The result of this collaboration is crazy comedy craftsmanship at its finest.  What this means is that all of the seeming lunacy onscreen is the result of a very tight control.  Precision guides the laughs.  Throughout the film, the breathing spaces between the situations allow us to constantly catch our breath before we get to feel the joy of having it once again taken away from us.  The snapping sequence and the magnetic suit of armor, for example, are funny because of the exactitude of the timing.  It’s pure visual music.  And just when we think the humor has hit its high point, something happens to top it one more time, then something else tops it again.

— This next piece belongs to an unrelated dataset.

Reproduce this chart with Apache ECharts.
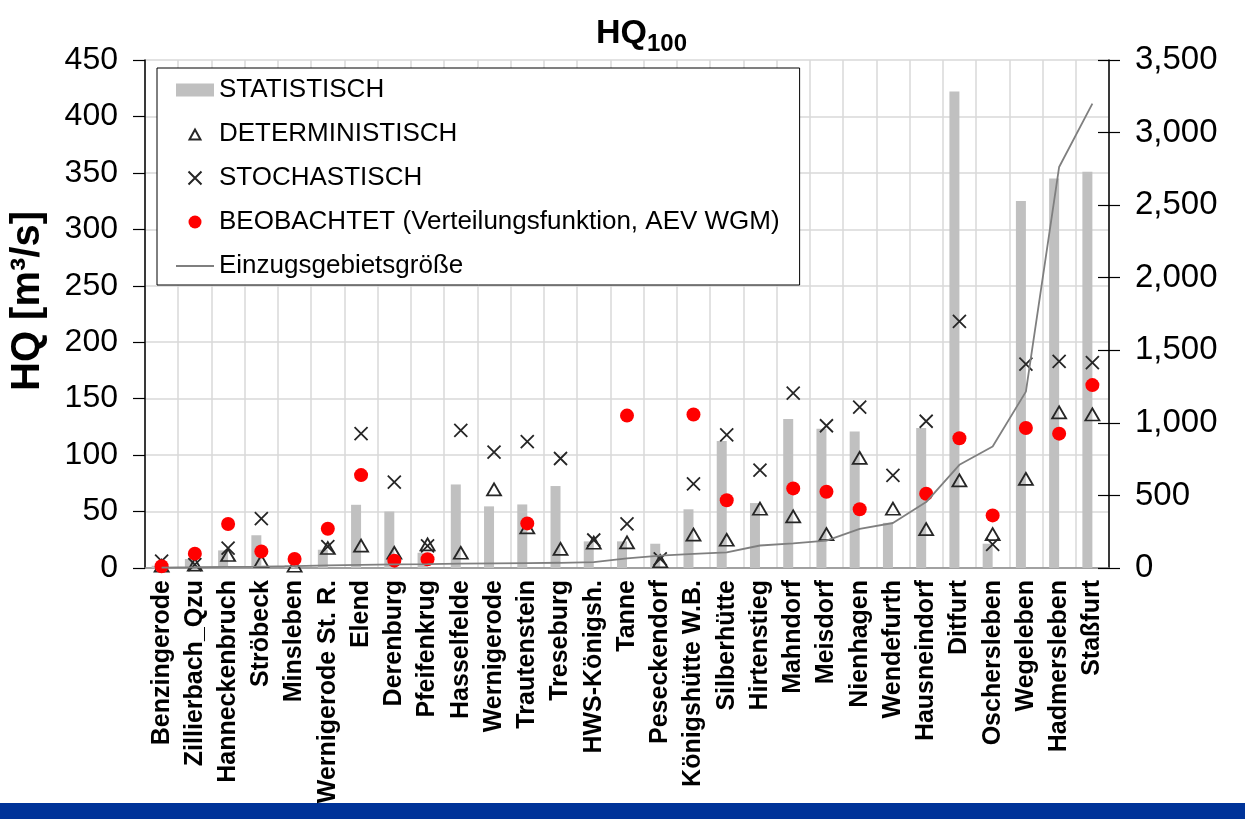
<!DOCTYPE html>
<html>
<head>
<meta charset="utf-8">
<title>HQ100</title>
<script src="https://cdn.jsdelivr.net/npm/echarts@6/dist/echarts.min.js"></script>
<style>
  html, body { margin: 0; padding: 0; background: #fff; }
  #chart { width: 1245px; height: 819px; }
</style>
</head>
<body>
<div id="chart"></div>
<script>
// Pegel / Stationen (sortiert nach Einzugsgebietsgröße)
const stations = [
  'Benzingerode', 'Zillierbach_Qzu', 'Hanneckenbruch', 'Ströbeck', 'Minsleben',
  'Wernigerode St. R.', 'Elend', 'Derenburg', 'Pfeifenkrug', 'Hasselfelde',
  'Wernigerode', 'Trautenstein', 'Treseburg', 'HWS-Königsh.', 'Tanne',
  'Peseckendorf', 'Königshütte W.B.', 'Silberhütte', 'Hirtenstieg', 'Mahndorf',
  'Meisdorf', 'Nienhagen', 'Wendefurth', 'Hausneindorf', 'Ditfurt',
  'Oschersleben', 'Wegeleben', 'Hadmersleben', 'Staßfurt'
];

// HQ100 in m³/s
const statistisch = [
  2, 8, 15.6, 29, 2.5, 16.2, 56, 50, 13.5, 74,
  54.6, 56.3, 72.6, 23.6, 23.6, 21.5, 52, 112.4, 57.5, 132,
  123.3, 121, 40, 124, 422, 21.5, 325, 345, 351
];
const deterministisch = [
  2, 3, 11.5, 6, 2, 17.7, 19.8, 13.5, 21, 13.5,
  69.6, 36, 17, 22.4, 22.7, 6, 29.5, 25, 52.5, 45.7,
  30, 97.5, 52.5, 34.5, 77.6, 30, 79, 137.8, 136
];
const stochastisch = [
  6, 3, 17.7, 43.7, null, 19, 119, 76, 19.5, 122,
  102.6, 112, 97, 24.8, 39, 8, 74.6, 118, 86.7, 155,
  126, 142.5, 82, 130, 218.4, 21, 180.5, 183, 182
];
const beobachtet = [
  1.5, 12.7, 39, 14.7, 8, 34.8, 82.3, 6.5, 7.7, null,
  null, 39.5, null, null, 135, null, 136, 60, null, 70.5,
  67.5, 52, null, 65.8, 115, 46.6, 124, 119, 162
];

// Einzugsgebietsgröße in km² (rechte Achse)
const einzugsgebiet = [
  3, 5, 8, 10, 13, 18, 22, 25, 27, 30,
  32, 34, 36, 40, 66, 85, 98, 107, 155, 169,
  188, 270, 310, 454, 711, 837, 1215, 2763, 3200
];

const hqMax = 450, hqStep = 50;
const areaMax = 3500, areaStep = 500;

const FONT = '"Liberation Sans", Arial, sans-serif';
const markerStroke = '#262626';

// legend icon: small triangle inside a 38x13 box (the moveTo points keep the box size)
const legendTriangle = 'path://M0,0M38,13M13.5,12L19,2L24.5,12Z';

const dom = document.getElementById('chart');
const myChart = echarts.init(dom, null, { renderer: 'canvas' });

const option = {
  animation: false,
  backgroundColor: '#ffffff',
  textStyle: { fontFamily: FONT, color: '#000' },
  title: {
    text: '{a|HQ}{b|100}',
    left: 596,
    top: 12,
    padding: 0,
    textStyle: {
      rich: {
        a: { fontFamily: FONT, fontSize: 34, fontWeight: 'bold', color: '#000', lineHeight: 44 },
        b: { fontFamily: FONT, fontSize: 24, fontWeight: 'bold', color: '#000', lineHeight: 22, verticalAlign: 'bottom' }
      }
    }
  },
  legend: {
    orient: 'vertical',
    left: 157,
    top: 68,
    padding: [9, 20, 6, 18],
    itemGap: 18,
    itemWidth: 38,
    itemHeight: 13,
    backgroundColor: '#ffffff',
    borderColor: '#000000',
    borderWidth: 1,
    borderRadius: 0,
    textStyle: { fontFamily: FONT, fontSize: 26, color: '#000' },
    data: [
      { name: 'STATISTISCH', icon: 'rect' },
      { name: 'DETERMINISTISCH', icon: legendTriangle },
      'STOCHASTISCH',
      { name: 'BEOBACHTET (Verteilungsfunktion, AEV WGM)', icon: 'circle' },
      { name: 'Einzugsgebietsgröße', itemStyle: { opacity: 0 } }
    ]
  },
  grid: {
    left: 145,
    right: 136,
    top: 60,
    bottom: 251,
    outerBoundsMode: 'none'
  },
  xAxis: {
    type: 'category',
    data: stations,
    boundaryGap: true,
    axisLine: { show: true, lineStyle: { color: '#8c8c8c', width: 1.5 } },
    axisTick: { show: false },
    axisLabel: {
      interval: 0,
      rotate: 90,
      margin: 12,
      fontFamily: FONT,
      fontSize: 25,
      fontWeight: 'bold',
      color: '#000'
    },
    splitLine: { show: true, interval: 0, lineStyle: { color: '#d9d9d9', width: 1.5 } }
  },
  yAxis: [
    {
      type: 'value',
      position: 'left',
      min: 0,
      max: hqMax,
      interval: hqStep,
      name: 'HQ [m³/s]',
      nameLocation: 'middle',
      nameGap: 97,
      nameTextStyle: {
        fontFamily: FONT,
        fontSize: 40,
        fontWeight: 'bold',
        color: '#000',
        padding: [0, 0, 0, 26]
      },
      axisLine: { show: true, lineStyle: { color: '#000', width: 1.5 } },
      axisTick: { show: true, length: 12, lineStyle: { color: '#000', width: 1.2 } },
      axisLabel: { margin: 27, fontFamily: FONT, fontSize: 32, color: '#000' },
      splitLine: { show: true, lineStyle: { color: '#d9d9d9', width: 1.5 } }
    },
    {
      type: 'value',
      position: 'right',
      min: 0,
      max: areaMax,
      interval: areaStep,
      axisLine: { show: true, lineStyle: { color: '#000', width: 1.5 } },
      axisTick: { show: true, length: 11, lineStyle: { color: '#000', width: 1.2 } },
      axisLabel: {
        margin: 26,
        fontFamily: FONT,
        fontSize: 33,
        color: '#000',
        formatter: v => v.toLocaleString('en-US')
      },
      splitLine: { show: false }
    },
    {
      // inner half of the crossing ticks on the right axis
      type: 'value',
      position: 'right',
      min: 0,
      max: areaMax,
      interval: areaStep,
      axisLine: { show: false },
      axisTick: { show: true, inside: true, length: 11, lineStyle: { color: '#000', width: 1.2 } },
      axisLabel: { show: false },
      splitLine: { show: false }
    }
  ],
  series: [
    {
      name: 'STATISTISCH',
      type: 'bar',
      data: statistisch,
      barWidth: 10,
      barGap: '0%',
      itemStyle: { color: '#c0c0c0' }
    },
    {
      name: '_leer',
      type: 'bar',
      data: stations.map(() => null),
      barWidth: 10,
      barGap: '0%',
      itemStyle: { color: 'transparent' }
    },
    {
      name: 'Einzugsgebietsgröße',
      type: 'line',
      yAxisIndex: 1,
      data: einzugsgebiet,
      symbol: 'none',
      lineStyle: { color: '#7f7f7f', width: 1.8 },
      itemStyle: { color: '#7f7f7f' }
    },
    {
      name: 'DETERMINISTISCH',
      type: 'scatter',
      data: deterministisch,
      symbol: 'triangle',
      symbolSize: [14, 12],
      itemStyle: { color: 'rgba(0,0,0,0)', borderColor: markerStroke, borderWidth: 1.8, opacity: 1 }
    },
    {
      name: 'STOCHASTISCH',
      type: 'scatter',
      data: stochastisch,
      symbol: 'path://M0,0L12,12M12,0L0,12',
      symbolSize: 13,
      itemStyle: { color: 'rgba(0,0,0,0)', borderColor: markerStroke, borderWidth: 1.8, opacity: 1 }
    },
    {
      name: 'BEOBACHTET (Verteilungsfunktion, AEV WGM)',
      type: 'scatter',
      data: beobachtet,
      symbol: 'circle',
      symbolSize: 14,
      itemStyle: { color: '#ff0000', opacity: 1 }
    }
  ],
  graphic: [
    {
      type: 'rect',
      left: 0,
      bottom: 0,
      shape: { width: 1245, height: 16 },
      style: { fill: '#003399' }
    }
  ]
};

myChart.setOption(option);
window.addEventListener('resize', myChart.resize);
</script>
</body>
</html>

I’ve lately been watching a lot of Will Ferrell movies.  I admit that I’m something of a sucker for him and his best movies will always make me laugh (Talladega Nights: The Legend of Ricky Bobby, Anchorman, Elf, etc).  But seeing The Court Jester again made me recognize a fundamental difference in their approach to comedy, one that helps me to see the difference between great classic comedies and the ones we get today.  The classics work hard for their laughs while the newer comedies try hard for theirs. 

The difference is fundamental.  The precision that has gone into The Court Jester will make you laugh over and over again because the freshness doesn’t rely on the punchline, it relies on the carefully crafted set-up.  The modern comedies are punchline-driven.  The lack of careful set-ups means that they have to keep throwing jokes at us to fill the screen time.  It’s eventually too much.  We don’t get to go with the flow so much as surrender to the onslaught.

The Court Jester is that rarest of gifts, a comedy that you can put on when you are home alone and still laugh out loud.  And it accomplishes this without strangling a single kitten.